◆ Exercise details ◆
Quote the data exactly, first line to the line containing "2, 1, 1, 1, 1, 1, 1]", with no pictures.

◆ Stored data ◆
◆ ◆ ◆ ◆ ◆
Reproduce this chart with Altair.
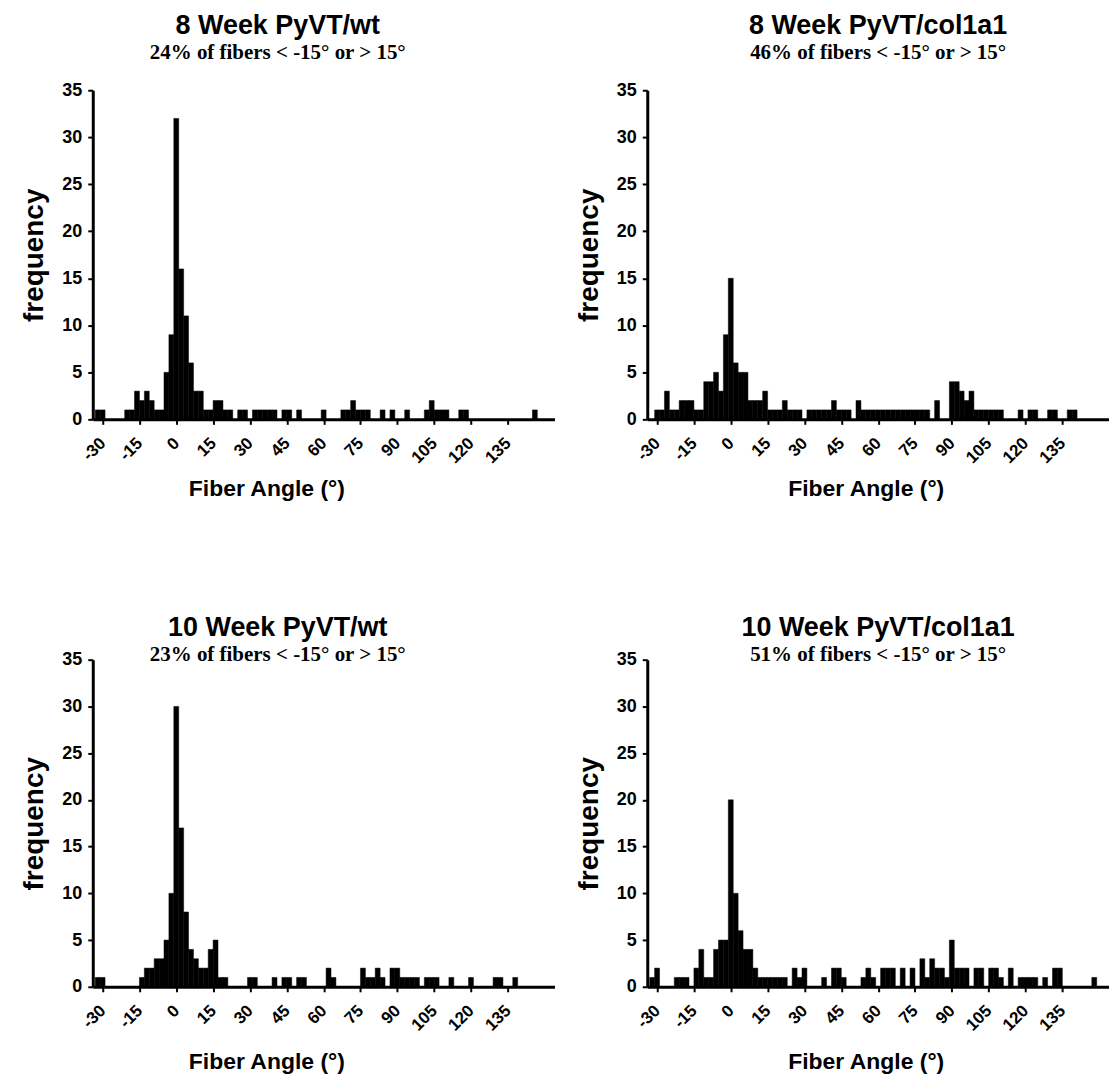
import altair as alt
import pandas as pd

# ---- data: bin centres (degrees, 2-degree bins) and counts (non-empty bins only) ----
wt8_angle = [-32, -30, -20, -18, -16, -14, -12, -10, -8, -6, -4, -2, 0, 2, 4, 6, 8, 10, 12, 14,
             16, 18, 20, 22, 26, 28, 32, 34, 36, 38, 40, 44, 46, 50, 60, 68, 70, 72, 74, 76,
             78, 84, 88, 94, 102, 104, 106, 108, 110, 116, 118, 146]
wt8_count = [1, 1, 1, 1, 3, 2, 3, 2, 1, 1, 5, 9, 32, 16, 11, 6, 3, 3, 1, 1,
             2, 2, 1, 1, 1, 1, 1, 1, 1, 1, 1, 1, 1, 1, 1, 1, 1, 2, 1, 1,
             1, 1, 1, 1, 1, 2, 1, 1, 1, 1, 1, 1]

col8_angle = [-30, -28, -26, -24, -22, -20, -18, -16, -14, -12, -10, -8, -6, -4, -2, 0, 2, 4, 6, 8,
              10, 12, 14, 16, 18, 20, 22, 24, 26, 28, 32, 34, 36, 38, 40, 42, 44, 46, 48, 52,
              54, 56, 58, 60, 62, 64, 66, 68, 70, 72, 74, 76, 78, 80, 84, 90, 92, 94, 96, 98,
              100, 102, 104, 106, 108, 110, 118, 122, 124, 130, 132, 138, 140]
col8_count = [1, 1, 3, 1, 1, 2, 2, 2, 1, 1, 4, 4, 5, 3, 9, 15, 6, 5, 5, 2,
              2, 2, 3, 1, 1, 1, 2, 1, 1, 1, 1, 1, 1, 1, 1, 2, 1, 1, 1, 2,
              1, 1, 1, 1, 1, 1, 1, 1, 1, 1, 1, 1, 1, 1, 2, 4, 4, 3, 2, 3,
              1, 1, 1, 1, 1, 1, 1, 1, 1, 1, 1, 1, 1]

wt10_angle = [-32, -30, -14, -12, -10, -8, -6, -4, -2, 0, 2, 4, 6, 8, 10, 12, 14, 16, 18, 20,
              30, 32, 40, 44, 46, 50, 52, 62, 64, 76, 78, 80, 82, 84, 88, 90, 92, 94, 96, 98,
              102, 104, 106, 112, 120, 130, 132, 138]
wt10_count = [1, 1, 1, 2, 2, 3, 3, 5, 10, 30, 17, 8, 4, 3, 2, 2, 4, 5, 1, 1,
              1, 1, 1, 1, 1, 1, 1, 2, 1, 2, 1, 1, 2, 1, 2, 2, 1, 1, 1, 1,
              1, 1, 1, 1, 1, 1, 1, 1]

col10_angle = [-32, -30, -22, -20, -18, -14, -12, -10, -8, -6, -4, -2, 0, 2, 4, 6, 8, 10, 12, 14,
               16, 18, 20, 22, 26, 28, 30, 38, 42, 44, 46, 54, 56, 58, 62, 64, 66, 70, 74, 78,
               80, 82, 84, 86, 88, 90, 92, 94, 96, 100, 102, 106, 108, 110, 114, 118, 120, 122, 124, 128,
               132, 134, 148]
col10_count = [1, 2, 1, 1, 1, 2, 4, 1, 1, 4, 5, 5, 20, 10, 6, 4, 4, 2, 1, 1,
               1, 1, 1, 1, 2, 1, 2, 1, 2, 2, 1, 1, 2, 1, 2, 2, 2, 2, 2, 3,
               1, 3, 2, 2, 1, 5, 2, 2, 2, 2, 2, 2, 2, 1, 2, 1, 1, 1, 1, 1,
               2, 2, 1]

titles = ["8 Week PyVT/wt", "8 Week PyVT/col1a1", "10 Week PyVT/wt", "10 Week PyVT/col1a1"]
subtitles = ["24% of fibers < -15° or > 15°", "46% of fibers < -15° or > 15°",
             "23% of fibers < -15° or > 15°", "51% of fibers < -15° or > 15°"]
x_ticks = [-30, -15, 0, 15, 30, 45, 60, 75, 90, 105, 120, 135]
y_ticks = [0, 5, 10, 15, 20, 25, 30, 35]
BIN = 2
PLOT_W = 463


def panel(angles, counts, title, subtitle, height, offset, dx, title_x, x_title_pad):
    df = pd.DataFrame({"angle": angles, "count": counts})
    df["lo"] = df["angle"] - BIN / 2
    df["hi"] = df["angle"] + BIN / 2
    df["base"] = 0
    return alt.Chart(
        df,
        title=alt.TitleParams(
            text=title, subtitle=subtitle,
            font="Liberation Sans", fontSize=27, fontWeight="bold", color="black",
            subtitleFont="Liberation Serif", subtitleFontSize=21, subtitleFontWeight="bold",
            subtitleColor="black", subtitlePadding=2,
            anchor="middle", frame="group", dx=dx, offset=offset,
        ),
    ).mark_bar(color="black", stroke="black", strokeWidth=0.5).encode(
        x=alt.X("lo:Q",
                scale=alt.Scale(domain=[-34, 154], nice=False, zero=False),
                axis=alt.Axis(values=x_ticks, title="Fiber Angle (°)", labelAngle=315,
                              labelAlign="right", labelBaseline="middle", labelPadding=16,
                              labelFontSize=17,
                              labelExpr="'' + datum.value", titlePadding=x_title_pad,
                              titleFontSize=23, titleX=title_x)),
        x2="hi:Q",
        y=alt.Y("count:Q",
                scale=alt.Scale(domain=[0, 35], nice=False),
                axis=alt.Axis(values=y_ticks, title="frequency", labelPadding=6,
                              labelFontSize=18, titleFontSize=28, titlePadding=13)),
        y2="base:Q",
    ).properties(width=PLOT_W, height=height)


p1 = panel(wt8_angle, wt8_count, titles[0], subtitles[0], 330, 17, -46, 174, 12)
p2 = panel(col8_angle, col8_count, titles[1], subtitles[1], 330, 17, 0, 219, 12)
p3 = panel(wt10_angle, wt10_count, titles[2], subtitles[2], 328, -15, -46, 174, 17)
p4 = panel(col10_angle, col10_count, titles[3], subtitles[3], 328, -15, 0, 219, 17)

chart = alt.vconcat(
    alt.hconcat(p1, p2, spacing=20),
    alt.hconcat(p3, p4, spacing=20),
    spacing=113,
).properties(
    padding={"left": 12, "top": 3, "right": 0, "bottom": 0}
).configure_view(stroke=None).configure_axis(
    grid=False,
    domainColor="black", domainWidth=3,
    tickColor="black", tickWidth=2, tickSize=5,
    labelFont="Liberation Sans", labelFontWeight="bold", labelColor="black",
    titleFont="Liberation Sans", titleFontWeight="bold", titleColor="black",
)

chart.save("out.html", embed_options={"renderer": "svg", "actions": False})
◆ ◆ ◆ ◆ ◆
◆ Solution to the problem ◆
Reproduce this chart with Altair.
import altair as alt
import pandas as pd

# ---- data: bin centres (degrees, 2-degree bins) and counts (non-empty bins only) ----
wt8_angle = [-32, -30, -20, -18, -16, -14, -12, -10, -8, -6, -4, -2, 0, 2, 4, 6, 8, 10, 12, 14,
             16, 18, 20, 22, 26, 28, 32, 34, 36, 38, 40, 44, 46, 50, 60, 68, 70, 72, 74, 76,
             78, 84, 88, 94, 102, 104, 106, 108, 110, 116, 118, 146]
wt8_count = [1, 1, 1, 1, 3, 2, 3, 2, 1, 1, 5, 9, 32, 16, 11, 6, 3, 3, 1, 1,
             2, 2, 1, 1, 1, 1, 1, 1, 1, 1, 1, 1, 1, 1, 1, 1, 1, 2, 1, 1,
             1, 1, 1, 1, 1, 2, 1, 1, 1, 1, 1, 1]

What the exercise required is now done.